Credevano di esserci riusciti, che il sillogismo “ragioni virtuose sì, ragioni virtuose no”, avrebbe ben mascherato l’intenzione del governo di privilegiare le regioni del nord Italia;  lo stato di assuefazione politica nella quale ci hanno relegato in questi anni, avrebbe mantenuto la situazione sotto controllo. Così, propagandare l’abbassamento del numero dei parlamentari, la riduzione dei costi della politica, avrebbe messo in una  condizione di subordinazione  l’attenzione sulla  modifica del Titolo V della Costituzione.

Il premier non aveva però fatto bene i suoi conti con un Sud sempre più sveglio, sempre più indignato e guardingo.

Le modifiche degli articoli 116 e 117, segnerebbero la costituzionalizzazione dello status di colonia interna delle regioni meridionali, la continuazione di un filo rosso a cui si è dato inizio 155 anni fa.   Così recita il testo della Riforma: “Condizioni particolari di autonomia possono essere attribuite alle regioni […] in condizione di equilibrio tra le entrate e le spese del proprio bilancio”. E’ questa una disposizione fuorviante e discriminante, poiché, di fatto, le regioni del sud Italia non sono messe in condizione di raggiungere il pareggio di bilancio. L’Imposta Regionale sulle Attività Produttive, meglio conosciuta come IRAP, ossia l’ imposta sul Reddito prodotto dalle attività professionali e produttive, rappresenta una tassa trattenuta dalle regioni, ma non uniforme sul territorio nazionale. Le regioni settentrionali possedendo un gettito fiscale più alto, possono raggiungere più facilmente una condizione di bilancio, differentemente dal meridione che,  con una minore capacità contributiva,  potrebbero raggiungerla  solamente privando i cittadini di quei servizi essenziali spettanti di diritto.
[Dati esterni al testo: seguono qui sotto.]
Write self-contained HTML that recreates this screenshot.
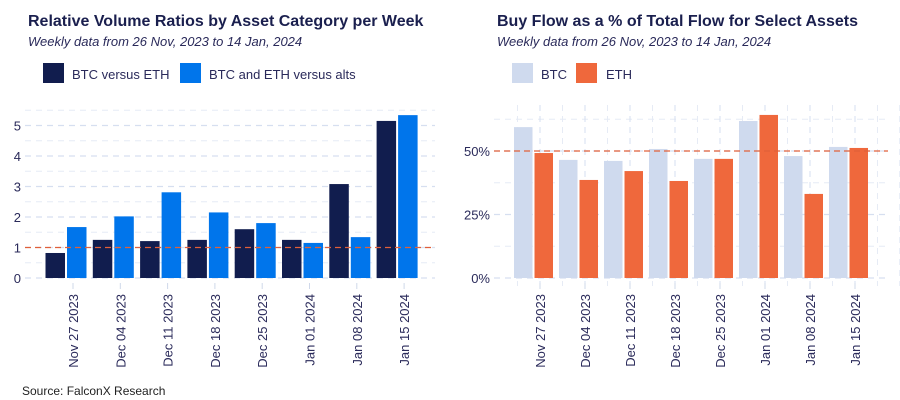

Non si tratta quindi  di virtù regionale , ma di ricchezza storica.

La riforma introduce un regionalismo differenziato discriminante, in grado di danneggiare pesantemente il meridione, inficiandolo nella possibilità di scelta in ambiti vitali quali ambiente, istruzione e lavoro , turismo, governo del territorio, politiche sociali, ordinamento scolastico.  Come dire che la Toscana potrà promuovere il turismo locale, mentre la Calabria non avrà alcuna voce in capitolo; o che  l’Emilia Romagna potrà esprimere il proprio dissenso allo   stoccaggio di scorie radioattive sul proprio territorio, a differenza della Campania che dovrà  invece sottostare alle decisioni del governo centrale.

Se virtuoso (ricco), conti e  possiedi potere decisionale, mentre, se inefficiente (povero), dovrai accontentarti di ciò che lo Stato centrale deciderà al posto tuo:  questa la logica renziana.

I piani rischiano però di essere sfasati, e a farli “saltare” saranno proprio le regioni colpite, quelle ghettizzate, condannate da una politica che mira ad accrescere solo una parte del paese.

L’indignazione meridionale aleggia, si è resa tangibile: è un sud che ha deciso di alzare la testa e lottare.  Basta un “NO” per difendere i nostri diritti sociali, la nostra sovranità popolare; un “NO” per difendere il nostro diritto all’uguaglianza e alla crescita; un “No” per porre un freno alle spinte monopolistiche di un governo accentratore.